#### Instructions to follow:
Copy exactly, and only, the lines between the line holding "Emit a Python" and the line holding "m2_text = ['m2', 'freq=206.3MHz', 'phase(AC.Vout)=8.441", inclusive; skip the pictures.

[Plotting code records]
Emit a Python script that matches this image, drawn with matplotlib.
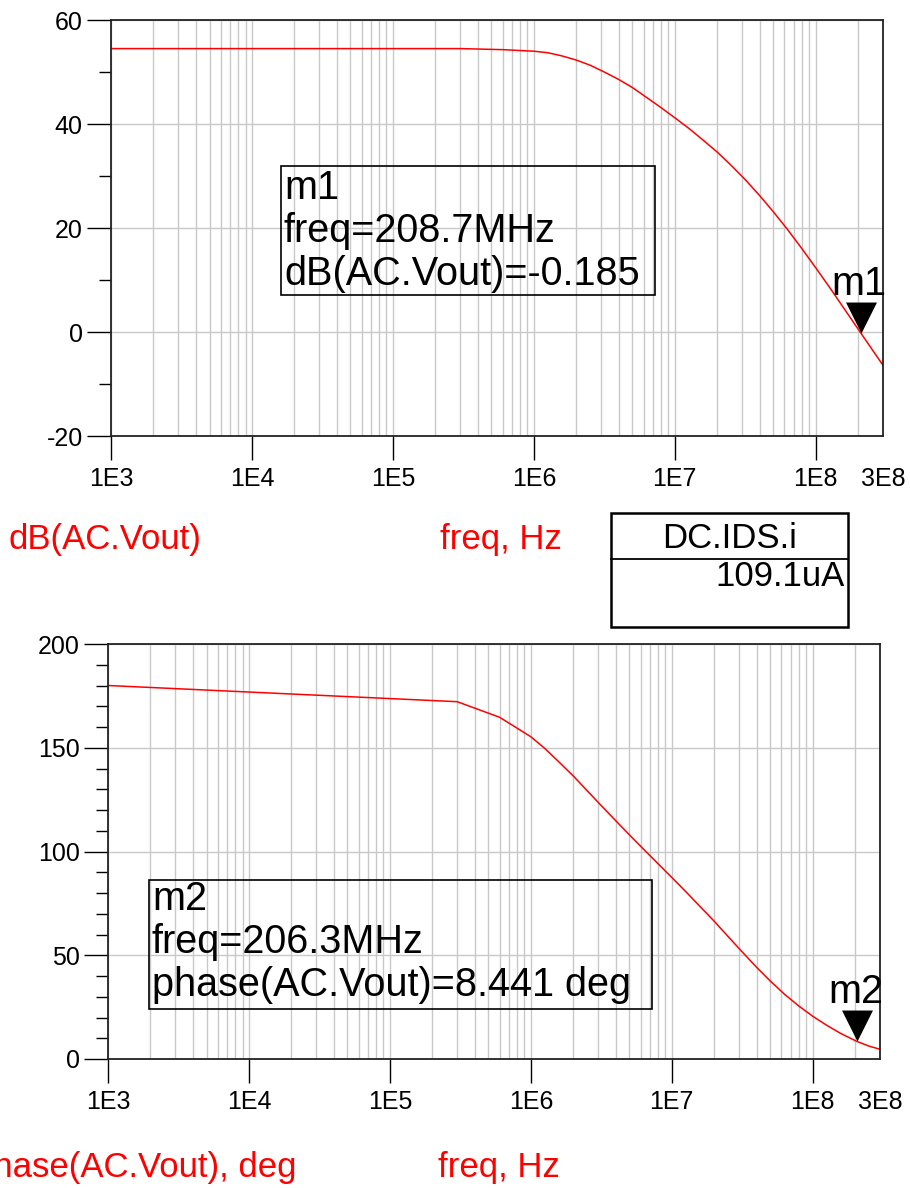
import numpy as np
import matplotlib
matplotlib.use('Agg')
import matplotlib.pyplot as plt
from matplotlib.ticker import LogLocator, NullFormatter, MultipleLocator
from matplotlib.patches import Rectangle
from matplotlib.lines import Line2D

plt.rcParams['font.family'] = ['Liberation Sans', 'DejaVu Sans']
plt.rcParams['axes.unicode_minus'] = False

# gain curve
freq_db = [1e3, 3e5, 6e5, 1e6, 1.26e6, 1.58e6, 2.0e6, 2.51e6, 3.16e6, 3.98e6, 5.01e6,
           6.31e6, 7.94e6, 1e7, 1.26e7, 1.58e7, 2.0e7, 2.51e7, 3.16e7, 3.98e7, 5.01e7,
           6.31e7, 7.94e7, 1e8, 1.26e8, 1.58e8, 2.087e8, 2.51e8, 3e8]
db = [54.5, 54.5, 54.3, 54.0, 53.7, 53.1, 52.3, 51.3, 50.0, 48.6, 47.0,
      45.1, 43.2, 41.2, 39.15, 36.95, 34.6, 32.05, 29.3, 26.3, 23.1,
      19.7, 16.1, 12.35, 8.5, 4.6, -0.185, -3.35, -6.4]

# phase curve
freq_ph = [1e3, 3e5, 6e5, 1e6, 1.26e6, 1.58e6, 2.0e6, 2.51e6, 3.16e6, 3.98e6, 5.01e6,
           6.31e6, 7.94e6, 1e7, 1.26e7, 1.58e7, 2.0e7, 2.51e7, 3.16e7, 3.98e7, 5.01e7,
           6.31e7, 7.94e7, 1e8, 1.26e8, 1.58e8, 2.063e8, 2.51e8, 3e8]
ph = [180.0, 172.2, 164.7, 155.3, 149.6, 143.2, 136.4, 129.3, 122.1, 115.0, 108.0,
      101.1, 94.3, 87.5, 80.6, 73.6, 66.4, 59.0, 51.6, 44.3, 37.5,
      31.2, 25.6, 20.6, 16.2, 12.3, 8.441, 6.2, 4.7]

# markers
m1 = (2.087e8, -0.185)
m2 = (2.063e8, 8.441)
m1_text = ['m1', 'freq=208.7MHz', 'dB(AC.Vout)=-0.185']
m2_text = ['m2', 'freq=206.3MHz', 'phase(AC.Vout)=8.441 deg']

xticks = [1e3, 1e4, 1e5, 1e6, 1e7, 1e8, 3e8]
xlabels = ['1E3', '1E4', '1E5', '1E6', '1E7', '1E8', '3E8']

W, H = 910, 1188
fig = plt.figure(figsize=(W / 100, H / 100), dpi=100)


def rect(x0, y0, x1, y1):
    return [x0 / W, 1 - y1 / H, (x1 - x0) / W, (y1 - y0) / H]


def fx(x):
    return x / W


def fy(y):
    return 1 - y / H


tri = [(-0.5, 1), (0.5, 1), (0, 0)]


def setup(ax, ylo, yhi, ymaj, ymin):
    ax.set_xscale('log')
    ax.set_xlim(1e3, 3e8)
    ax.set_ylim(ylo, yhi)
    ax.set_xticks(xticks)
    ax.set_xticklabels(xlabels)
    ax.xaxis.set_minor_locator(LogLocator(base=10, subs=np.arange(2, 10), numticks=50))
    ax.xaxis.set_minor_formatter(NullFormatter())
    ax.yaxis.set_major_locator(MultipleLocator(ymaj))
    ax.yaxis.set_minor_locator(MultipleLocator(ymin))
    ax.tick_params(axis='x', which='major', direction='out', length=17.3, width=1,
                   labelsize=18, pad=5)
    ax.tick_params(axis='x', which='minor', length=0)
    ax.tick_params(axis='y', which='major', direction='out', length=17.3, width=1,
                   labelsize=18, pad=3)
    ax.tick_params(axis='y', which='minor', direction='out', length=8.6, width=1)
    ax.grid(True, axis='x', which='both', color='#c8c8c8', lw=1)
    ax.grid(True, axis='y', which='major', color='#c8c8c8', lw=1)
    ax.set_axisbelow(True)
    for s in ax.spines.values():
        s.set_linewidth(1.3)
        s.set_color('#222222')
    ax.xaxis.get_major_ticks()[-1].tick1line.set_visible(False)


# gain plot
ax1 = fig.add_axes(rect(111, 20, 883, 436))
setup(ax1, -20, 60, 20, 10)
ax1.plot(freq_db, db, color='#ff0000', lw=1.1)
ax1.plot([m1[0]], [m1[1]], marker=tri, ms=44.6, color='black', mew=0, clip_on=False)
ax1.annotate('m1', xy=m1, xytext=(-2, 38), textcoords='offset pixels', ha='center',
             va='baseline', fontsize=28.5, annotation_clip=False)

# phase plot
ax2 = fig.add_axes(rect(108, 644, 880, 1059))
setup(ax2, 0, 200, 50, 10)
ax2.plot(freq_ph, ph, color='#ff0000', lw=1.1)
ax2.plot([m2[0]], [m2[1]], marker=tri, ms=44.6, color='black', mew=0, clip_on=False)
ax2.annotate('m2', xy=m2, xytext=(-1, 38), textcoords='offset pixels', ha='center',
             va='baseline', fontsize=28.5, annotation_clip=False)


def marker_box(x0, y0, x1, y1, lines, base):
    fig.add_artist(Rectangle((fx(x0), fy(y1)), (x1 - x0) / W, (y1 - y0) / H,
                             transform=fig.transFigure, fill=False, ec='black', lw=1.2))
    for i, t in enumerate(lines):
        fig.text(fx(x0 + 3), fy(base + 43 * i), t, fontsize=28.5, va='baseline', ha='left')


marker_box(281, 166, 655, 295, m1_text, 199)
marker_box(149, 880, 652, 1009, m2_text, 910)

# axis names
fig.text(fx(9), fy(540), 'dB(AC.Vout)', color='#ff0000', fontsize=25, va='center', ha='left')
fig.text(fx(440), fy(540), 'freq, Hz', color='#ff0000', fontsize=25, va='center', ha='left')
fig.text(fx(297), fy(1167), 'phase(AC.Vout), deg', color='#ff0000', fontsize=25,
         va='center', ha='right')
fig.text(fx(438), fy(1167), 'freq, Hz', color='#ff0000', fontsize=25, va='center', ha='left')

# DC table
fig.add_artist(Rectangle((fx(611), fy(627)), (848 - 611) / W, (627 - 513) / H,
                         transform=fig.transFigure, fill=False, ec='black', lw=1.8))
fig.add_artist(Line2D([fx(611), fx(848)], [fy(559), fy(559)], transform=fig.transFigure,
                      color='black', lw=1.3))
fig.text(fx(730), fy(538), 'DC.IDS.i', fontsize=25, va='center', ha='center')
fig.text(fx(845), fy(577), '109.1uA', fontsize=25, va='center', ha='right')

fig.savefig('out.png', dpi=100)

---

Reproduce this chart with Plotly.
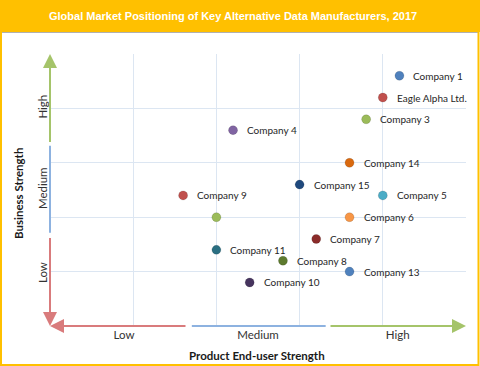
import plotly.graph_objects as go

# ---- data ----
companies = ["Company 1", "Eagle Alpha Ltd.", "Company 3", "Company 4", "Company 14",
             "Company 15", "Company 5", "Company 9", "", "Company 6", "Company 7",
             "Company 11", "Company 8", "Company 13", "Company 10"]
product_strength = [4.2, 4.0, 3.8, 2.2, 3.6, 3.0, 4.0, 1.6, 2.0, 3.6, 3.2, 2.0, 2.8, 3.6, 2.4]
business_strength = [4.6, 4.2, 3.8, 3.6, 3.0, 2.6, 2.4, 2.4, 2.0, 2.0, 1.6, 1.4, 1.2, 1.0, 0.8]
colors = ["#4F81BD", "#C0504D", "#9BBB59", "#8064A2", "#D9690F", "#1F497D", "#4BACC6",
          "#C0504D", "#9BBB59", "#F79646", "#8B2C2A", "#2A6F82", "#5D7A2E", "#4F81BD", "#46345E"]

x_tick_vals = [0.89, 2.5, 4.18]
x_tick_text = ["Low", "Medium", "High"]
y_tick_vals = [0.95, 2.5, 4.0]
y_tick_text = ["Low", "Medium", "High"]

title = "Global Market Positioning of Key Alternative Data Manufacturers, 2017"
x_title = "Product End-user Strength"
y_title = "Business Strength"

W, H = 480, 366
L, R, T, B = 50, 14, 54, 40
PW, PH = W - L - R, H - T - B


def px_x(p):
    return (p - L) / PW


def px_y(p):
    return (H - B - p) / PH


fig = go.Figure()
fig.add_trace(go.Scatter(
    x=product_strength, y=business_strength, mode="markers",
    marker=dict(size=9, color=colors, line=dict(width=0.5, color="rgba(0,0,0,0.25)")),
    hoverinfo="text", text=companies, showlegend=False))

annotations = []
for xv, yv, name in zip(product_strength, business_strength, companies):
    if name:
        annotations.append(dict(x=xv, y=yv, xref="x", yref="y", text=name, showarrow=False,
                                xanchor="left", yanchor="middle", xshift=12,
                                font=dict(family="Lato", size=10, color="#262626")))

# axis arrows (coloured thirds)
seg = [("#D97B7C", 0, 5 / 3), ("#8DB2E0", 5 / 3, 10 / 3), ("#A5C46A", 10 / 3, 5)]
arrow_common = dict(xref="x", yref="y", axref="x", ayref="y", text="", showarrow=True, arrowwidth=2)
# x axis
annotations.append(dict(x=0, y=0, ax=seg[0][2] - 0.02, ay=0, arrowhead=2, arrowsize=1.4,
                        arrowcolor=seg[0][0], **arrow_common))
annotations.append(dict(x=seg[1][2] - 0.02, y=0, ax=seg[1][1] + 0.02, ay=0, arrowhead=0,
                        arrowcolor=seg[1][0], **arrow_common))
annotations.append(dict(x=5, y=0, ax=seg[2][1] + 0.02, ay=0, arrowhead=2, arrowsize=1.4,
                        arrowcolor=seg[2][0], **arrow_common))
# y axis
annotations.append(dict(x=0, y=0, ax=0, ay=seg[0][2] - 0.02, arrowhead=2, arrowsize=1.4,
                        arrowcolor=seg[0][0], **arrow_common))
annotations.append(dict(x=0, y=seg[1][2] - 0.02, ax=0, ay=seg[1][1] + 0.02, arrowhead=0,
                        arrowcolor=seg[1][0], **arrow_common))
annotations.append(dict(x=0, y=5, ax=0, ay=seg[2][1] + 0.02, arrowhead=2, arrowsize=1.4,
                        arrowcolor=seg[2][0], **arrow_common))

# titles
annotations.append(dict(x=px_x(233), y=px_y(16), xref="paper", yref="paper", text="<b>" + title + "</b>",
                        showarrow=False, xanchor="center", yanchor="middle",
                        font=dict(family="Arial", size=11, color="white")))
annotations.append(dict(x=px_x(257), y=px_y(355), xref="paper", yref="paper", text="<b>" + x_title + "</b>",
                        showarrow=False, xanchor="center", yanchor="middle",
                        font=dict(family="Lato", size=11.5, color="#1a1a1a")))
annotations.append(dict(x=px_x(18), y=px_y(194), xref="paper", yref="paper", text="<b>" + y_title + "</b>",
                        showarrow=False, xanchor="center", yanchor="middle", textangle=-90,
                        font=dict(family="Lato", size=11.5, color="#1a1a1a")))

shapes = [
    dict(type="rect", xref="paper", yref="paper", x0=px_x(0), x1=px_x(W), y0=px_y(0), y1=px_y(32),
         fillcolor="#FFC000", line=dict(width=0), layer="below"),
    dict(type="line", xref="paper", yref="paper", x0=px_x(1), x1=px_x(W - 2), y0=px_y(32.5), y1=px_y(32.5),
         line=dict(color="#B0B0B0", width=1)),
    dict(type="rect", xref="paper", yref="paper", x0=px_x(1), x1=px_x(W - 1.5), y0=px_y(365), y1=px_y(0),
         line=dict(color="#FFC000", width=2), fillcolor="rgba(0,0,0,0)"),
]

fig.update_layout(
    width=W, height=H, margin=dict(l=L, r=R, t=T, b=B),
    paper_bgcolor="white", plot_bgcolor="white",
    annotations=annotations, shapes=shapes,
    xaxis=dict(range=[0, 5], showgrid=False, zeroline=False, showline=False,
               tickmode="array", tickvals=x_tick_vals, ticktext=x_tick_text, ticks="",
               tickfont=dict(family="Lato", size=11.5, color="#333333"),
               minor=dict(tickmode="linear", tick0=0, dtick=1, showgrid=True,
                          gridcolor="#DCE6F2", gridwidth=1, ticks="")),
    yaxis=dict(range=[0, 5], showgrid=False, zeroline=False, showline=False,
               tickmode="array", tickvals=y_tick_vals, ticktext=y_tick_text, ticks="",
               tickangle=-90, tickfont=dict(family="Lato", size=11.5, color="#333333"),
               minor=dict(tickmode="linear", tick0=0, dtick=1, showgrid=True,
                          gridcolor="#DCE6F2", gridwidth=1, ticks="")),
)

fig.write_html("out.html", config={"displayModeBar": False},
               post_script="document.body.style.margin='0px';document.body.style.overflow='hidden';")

...

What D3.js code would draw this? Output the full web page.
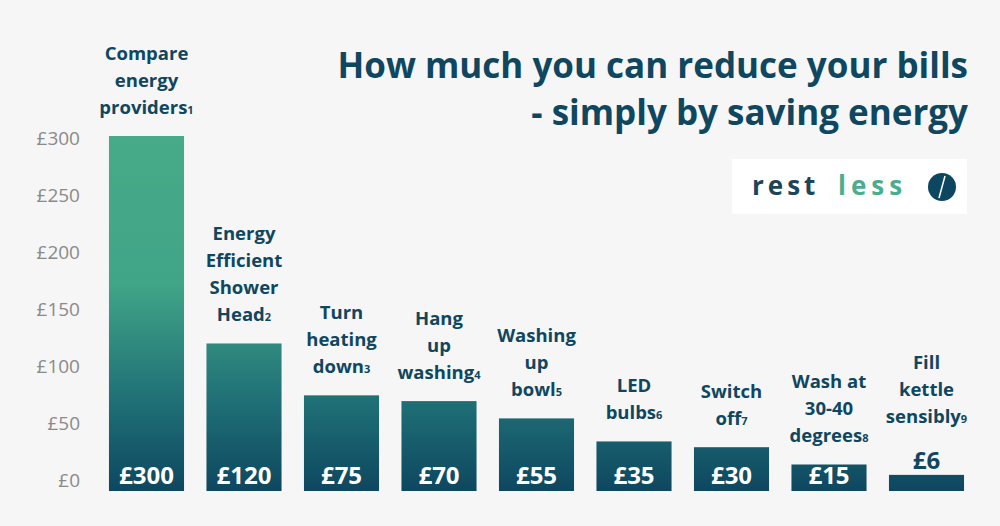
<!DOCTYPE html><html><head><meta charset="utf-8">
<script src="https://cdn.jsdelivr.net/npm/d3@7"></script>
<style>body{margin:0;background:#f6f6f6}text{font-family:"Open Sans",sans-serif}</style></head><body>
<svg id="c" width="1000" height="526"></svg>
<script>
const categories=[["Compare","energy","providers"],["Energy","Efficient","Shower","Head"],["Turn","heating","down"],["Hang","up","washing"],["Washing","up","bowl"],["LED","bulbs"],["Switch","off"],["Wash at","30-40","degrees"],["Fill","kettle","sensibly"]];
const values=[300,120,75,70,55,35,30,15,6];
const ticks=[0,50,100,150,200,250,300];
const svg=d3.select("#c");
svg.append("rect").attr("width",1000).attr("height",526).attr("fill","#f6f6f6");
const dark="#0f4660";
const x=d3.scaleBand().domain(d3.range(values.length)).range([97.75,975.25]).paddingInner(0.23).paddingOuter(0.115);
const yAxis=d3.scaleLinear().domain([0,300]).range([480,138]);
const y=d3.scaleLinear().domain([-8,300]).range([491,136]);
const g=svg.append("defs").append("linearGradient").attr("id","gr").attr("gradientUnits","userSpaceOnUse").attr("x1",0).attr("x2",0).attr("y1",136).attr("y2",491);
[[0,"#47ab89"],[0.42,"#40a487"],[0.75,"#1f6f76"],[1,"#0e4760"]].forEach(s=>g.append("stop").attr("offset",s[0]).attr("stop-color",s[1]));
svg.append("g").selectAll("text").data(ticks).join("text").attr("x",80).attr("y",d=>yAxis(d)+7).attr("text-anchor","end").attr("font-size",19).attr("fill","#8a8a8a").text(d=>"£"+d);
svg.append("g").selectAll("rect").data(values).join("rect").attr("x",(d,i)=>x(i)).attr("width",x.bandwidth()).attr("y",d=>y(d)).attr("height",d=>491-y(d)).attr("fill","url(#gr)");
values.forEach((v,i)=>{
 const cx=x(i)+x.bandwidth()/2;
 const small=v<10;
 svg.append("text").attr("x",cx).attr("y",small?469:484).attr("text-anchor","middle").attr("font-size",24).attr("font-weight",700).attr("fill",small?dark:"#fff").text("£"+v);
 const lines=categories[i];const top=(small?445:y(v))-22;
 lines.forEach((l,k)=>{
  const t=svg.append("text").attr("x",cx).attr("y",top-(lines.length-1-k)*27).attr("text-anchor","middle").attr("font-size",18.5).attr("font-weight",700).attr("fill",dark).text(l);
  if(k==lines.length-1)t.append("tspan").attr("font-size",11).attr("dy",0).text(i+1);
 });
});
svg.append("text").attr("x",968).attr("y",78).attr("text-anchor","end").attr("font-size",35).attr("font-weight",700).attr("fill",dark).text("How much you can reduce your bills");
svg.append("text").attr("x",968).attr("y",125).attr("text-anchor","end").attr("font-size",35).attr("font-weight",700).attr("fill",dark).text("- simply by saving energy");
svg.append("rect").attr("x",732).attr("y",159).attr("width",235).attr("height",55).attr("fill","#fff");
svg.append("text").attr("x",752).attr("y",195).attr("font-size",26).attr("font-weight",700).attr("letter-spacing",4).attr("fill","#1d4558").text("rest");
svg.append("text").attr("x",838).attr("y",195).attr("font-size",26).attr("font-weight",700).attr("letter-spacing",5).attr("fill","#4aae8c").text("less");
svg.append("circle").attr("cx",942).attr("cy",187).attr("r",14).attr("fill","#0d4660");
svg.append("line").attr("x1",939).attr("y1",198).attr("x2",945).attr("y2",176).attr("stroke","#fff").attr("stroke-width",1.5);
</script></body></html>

#### The completed task:
Emit a Python script that matches this image, drawn with matplotlib.
import numpy as np
import matplotlib
matplotlib.use('Agg')
import matplotlib.pyplot as plt
from matplotlib.ticker import LogLocator, NullFormatter, MultipleLocator
from matplotlib.patches import Rectangle
from matplotlib.lines import Line2D

plt.rcParams['font.family'] = ['Liberation Sans', 'DejaVu Sans']
plt.rcParams['axes.unicode_minus'] = False

# gain curve
freq_db = [1e3, 3e5, 6e5, 1e6, 1.26e6, 1.58e6, 2.0e6, 2.51e6, 3.16e6, 3.98e6, 5.01e6,
           6.31e6, 7.94e6, 1e7, 1.26e7, 1.58e7, 2.0e7, 2.51e7, 3.16e7, 3.98e7, 5.01e7,
           6.31e7, 7.94e7, 1e8, 1.26e8, 1.58e8, 2.087e8, 2.51e8, 3e8]
db = [54.5, 54.5, 54.3, 54.0, 53.7, 53.1, 52.3, 51.3, 50.0, 48.6, 47.0,
      45.1, 43.2, 41.2, 39.15, 36.95, 34.6, 32.05, 29.3, 26.3, 23.1,
      19.7, 16.1, 12.35, 8.5, 4.6, -0.185, -3.35, -6.4]

# phase curve
freq_ph = [1e3, 3e5, 6e5, 1e6, 1.26e6, 1.58e6, 2.0e6, 2.51e6, 3.16e6, 3.98e6, 5.01e6,
           6.31e6, 7.94e6, 1e7, 1.26e7, 1.58e7, 2.0e7, 2.51e7, 3.16e7, 3.98e7, 5.01e7,
           6.31e7, 7.94e7, 1e8, 1.26e8, 1.58e8, 2.063e8, 2.51e8, 3e8]
ph = [180.0, 172.2, 164.7, 155.3, 149.6, 143.2, 136.4, 129.3, 122.1, 115.0, 108.0,
      101.1, 94.3, 87.5, 80.6, 73.6, 66.4, 59.0, 51.6, 44.3, 37.5,
      31.2, 25.6, 20.6, 16.2, 12.3, 8.441, 6.2, 4.7]

# markers
m1 = (2.087e8, -0.185)
m2 = (2.063e8, 8.441)
m1_text = ['m1', 'freq=208.7MHz', 'dB(AC.Vout)=-0.185']
m2_text = ['m2', 'freq=206.3MHz', 'phase(AC.Vout)=8.441 deg']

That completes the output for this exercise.